▶ [What needs to be done]
How many of the lines below hold the word "this"? Answer only with the number.

____ Data section

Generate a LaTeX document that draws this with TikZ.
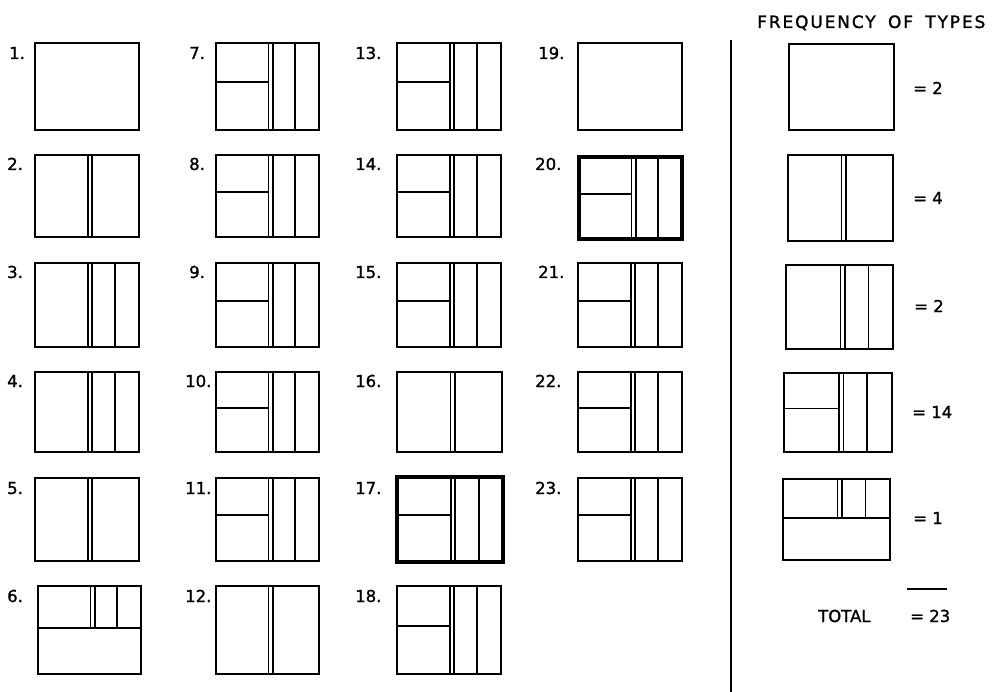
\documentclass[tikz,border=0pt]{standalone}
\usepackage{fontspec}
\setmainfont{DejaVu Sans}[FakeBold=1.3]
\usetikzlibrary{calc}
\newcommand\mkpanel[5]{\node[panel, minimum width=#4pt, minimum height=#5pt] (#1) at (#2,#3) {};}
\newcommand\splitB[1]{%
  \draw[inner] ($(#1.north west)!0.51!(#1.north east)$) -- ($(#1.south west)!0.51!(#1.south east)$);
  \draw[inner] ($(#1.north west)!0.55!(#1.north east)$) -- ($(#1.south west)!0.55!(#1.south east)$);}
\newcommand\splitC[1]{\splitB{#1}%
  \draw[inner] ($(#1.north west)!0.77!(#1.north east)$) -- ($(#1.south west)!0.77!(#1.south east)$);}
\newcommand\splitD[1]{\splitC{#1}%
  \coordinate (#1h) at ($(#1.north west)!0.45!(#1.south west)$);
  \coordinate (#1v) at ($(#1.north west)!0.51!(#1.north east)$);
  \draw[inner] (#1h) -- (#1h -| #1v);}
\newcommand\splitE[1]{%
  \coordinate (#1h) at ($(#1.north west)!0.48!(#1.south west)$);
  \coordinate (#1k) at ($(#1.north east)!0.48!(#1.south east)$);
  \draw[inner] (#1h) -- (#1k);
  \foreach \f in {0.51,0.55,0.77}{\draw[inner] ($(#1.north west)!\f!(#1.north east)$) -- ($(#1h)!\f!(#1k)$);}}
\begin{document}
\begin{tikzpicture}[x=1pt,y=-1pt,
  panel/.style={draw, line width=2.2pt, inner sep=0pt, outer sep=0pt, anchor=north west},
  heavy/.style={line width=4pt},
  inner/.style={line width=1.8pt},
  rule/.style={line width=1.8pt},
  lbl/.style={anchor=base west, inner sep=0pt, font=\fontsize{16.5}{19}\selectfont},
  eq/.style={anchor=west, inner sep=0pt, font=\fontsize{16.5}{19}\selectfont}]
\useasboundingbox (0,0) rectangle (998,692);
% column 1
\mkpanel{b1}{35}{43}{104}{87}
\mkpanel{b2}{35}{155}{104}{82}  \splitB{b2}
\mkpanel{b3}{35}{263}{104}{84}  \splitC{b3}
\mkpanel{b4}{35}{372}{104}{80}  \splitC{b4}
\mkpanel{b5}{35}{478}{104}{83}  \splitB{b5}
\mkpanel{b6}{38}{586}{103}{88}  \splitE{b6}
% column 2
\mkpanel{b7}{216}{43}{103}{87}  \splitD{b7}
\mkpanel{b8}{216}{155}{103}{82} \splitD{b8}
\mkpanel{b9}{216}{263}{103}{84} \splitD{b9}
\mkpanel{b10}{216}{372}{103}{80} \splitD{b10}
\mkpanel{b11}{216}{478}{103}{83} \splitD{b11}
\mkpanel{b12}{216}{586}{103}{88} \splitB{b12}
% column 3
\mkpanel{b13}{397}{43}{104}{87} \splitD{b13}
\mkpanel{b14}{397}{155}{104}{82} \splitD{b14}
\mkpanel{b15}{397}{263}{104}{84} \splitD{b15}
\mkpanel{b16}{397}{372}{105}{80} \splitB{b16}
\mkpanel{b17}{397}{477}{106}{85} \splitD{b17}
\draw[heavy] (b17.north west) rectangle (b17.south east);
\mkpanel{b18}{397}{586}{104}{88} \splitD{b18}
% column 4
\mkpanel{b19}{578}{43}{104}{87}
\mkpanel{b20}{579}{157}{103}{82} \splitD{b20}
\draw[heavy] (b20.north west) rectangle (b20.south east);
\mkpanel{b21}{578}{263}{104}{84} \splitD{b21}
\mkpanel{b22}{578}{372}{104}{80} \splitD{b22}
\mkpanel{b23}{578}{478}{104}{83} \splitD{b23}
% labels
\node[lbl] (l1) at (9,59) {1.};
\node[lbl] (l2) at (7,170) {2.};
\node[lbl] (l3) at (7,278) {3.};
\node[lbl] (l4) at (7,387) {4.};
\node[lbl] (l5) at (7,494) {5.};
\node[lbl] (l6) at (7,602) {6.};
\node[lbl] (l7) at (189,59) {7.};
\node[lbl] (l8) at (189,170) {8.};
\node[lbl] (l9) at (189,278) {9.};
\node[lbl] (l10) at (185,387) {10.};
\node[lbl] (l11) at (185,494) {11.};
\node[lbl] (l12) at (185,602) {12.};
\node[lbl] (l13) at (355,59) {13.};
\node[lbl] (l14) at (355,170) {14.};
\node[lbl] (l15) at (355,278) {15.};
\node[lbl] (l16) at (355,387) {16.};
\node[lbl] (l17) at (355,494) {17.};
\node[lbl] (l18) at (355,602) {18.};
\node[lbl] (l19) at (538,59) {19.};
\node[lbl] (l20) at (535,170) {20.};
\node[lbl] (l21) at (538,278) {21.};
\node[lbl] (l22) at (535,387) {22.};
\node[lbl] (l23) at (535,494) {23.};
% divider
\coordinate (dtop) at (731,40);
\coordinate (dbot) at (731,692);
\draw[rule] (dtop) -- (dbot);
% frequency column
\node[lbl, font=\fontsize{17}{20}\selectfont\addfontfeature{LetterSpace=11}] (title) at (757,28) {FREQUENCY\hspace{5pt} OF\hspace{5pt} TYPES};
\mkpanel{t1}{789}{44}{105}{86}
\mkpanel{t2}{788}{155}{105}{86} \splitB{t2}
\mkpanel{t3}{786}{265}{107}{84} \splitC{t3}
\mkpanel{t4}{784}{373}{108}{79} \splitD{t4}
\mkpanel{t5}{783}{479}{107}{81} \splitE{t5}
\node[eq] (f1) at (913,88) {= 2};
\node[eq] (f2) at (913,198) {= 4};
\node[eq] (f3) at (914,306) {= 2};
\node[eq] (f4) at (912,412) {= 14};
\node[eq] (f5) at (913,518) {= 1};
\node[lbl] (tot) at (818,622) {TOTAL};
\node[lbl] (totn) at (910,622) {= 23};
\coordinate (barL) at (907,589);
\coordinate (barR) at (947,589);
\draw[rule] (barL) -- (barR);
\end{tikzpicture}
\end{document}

________
____ Data section

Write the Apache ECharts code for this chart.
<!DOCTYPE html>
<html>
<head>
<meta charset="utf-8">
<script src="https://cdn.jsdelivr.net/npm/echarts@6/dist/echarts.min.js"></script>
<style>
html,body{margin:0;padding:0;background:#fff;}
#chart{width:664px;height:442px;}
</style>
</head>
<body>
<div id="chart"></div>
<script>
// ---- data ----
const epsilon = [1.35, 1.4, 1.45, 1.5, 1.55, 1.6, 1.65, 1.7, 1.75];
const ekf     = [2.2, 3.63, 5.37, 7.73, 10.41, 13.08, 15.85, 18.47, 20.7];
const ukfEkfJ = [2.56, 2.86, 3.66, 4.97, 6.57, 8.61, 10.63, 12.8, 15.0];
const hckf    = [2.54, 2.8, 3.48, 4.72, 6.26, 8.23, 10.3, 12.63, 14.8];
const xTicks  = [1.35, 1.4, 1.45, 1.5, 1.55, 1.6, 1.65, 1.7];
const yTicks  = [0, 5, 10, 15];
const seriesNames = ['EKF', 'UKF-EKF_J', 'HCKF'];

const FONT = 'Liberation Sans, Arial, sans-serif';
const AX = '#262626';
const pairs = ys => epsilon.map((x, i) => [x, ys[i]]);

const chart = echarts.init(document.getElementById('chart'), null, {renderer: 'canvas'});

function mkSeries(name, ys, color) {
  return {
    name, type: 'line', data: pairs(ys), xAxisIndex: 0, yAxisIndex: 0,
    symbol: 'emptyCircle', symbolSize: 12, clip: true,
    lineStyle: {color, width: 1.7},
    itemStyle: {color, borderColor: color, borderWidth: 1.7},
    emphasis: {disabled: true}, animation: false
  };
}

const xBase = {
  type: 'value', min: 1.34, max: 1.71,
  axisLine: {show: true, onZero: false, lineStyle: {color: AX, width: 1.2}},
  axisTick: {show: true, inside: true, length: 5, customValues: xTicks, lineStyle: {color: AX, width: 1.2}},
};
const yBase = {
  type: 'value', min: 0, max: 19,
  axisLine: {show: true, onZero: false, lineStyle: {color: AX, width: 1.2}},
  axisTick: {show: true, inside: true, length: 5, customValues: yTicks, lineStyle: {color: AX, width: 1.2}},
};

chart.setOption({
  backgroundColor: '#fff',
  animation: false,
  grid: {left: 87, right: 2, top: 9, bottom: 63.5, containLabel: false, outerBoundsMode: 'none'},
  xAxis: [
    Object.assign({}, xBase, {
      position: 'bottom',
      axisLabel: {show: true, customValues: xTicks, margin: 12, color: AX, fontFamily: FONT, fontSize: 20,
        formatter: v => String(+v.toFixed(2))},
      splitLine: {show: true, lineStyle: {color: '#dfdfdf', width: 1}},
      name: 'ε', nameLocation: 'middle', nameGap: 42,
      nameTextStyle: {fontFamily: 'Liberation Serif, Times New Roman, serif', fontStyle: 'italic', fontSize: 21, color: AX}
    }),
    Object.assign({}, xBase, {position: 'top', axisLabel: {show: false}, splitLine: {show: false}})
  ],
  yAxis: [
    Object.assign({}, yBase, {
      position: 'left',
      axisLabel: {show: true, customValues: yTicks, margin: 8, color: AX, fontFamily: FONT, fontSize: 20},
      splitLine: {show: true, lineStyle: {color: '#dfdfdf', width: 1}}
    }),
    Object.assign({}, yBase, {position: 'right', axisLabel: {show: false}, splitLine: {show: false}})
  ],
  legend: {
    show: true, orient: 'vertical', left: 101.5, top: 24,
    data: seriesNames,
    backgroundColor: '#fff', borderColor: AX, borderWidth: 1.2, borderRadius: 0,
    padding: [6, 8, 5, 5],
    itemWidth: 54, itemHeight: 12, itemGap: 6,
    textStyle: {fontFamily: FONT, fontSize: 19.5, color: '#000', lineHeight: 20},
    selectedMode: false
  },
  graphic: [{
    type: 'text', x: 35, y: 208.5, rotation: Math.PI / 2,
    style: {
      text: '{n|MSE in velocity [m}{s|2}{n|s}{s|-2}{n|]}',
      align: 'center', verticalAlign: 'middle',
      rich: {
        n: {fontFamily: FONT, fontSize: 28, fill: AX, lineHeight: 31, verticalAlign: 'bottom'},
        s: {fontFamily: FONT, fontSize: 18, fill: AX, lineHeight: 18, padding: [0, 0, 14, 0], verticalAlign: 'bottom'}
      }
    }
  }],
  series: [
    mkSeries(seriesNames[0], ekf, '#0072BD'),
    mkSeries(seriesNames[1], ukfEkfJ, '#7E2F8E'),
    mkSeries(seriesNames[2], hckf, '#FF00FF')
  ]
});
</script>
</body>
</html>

________

▶ [Solution]
2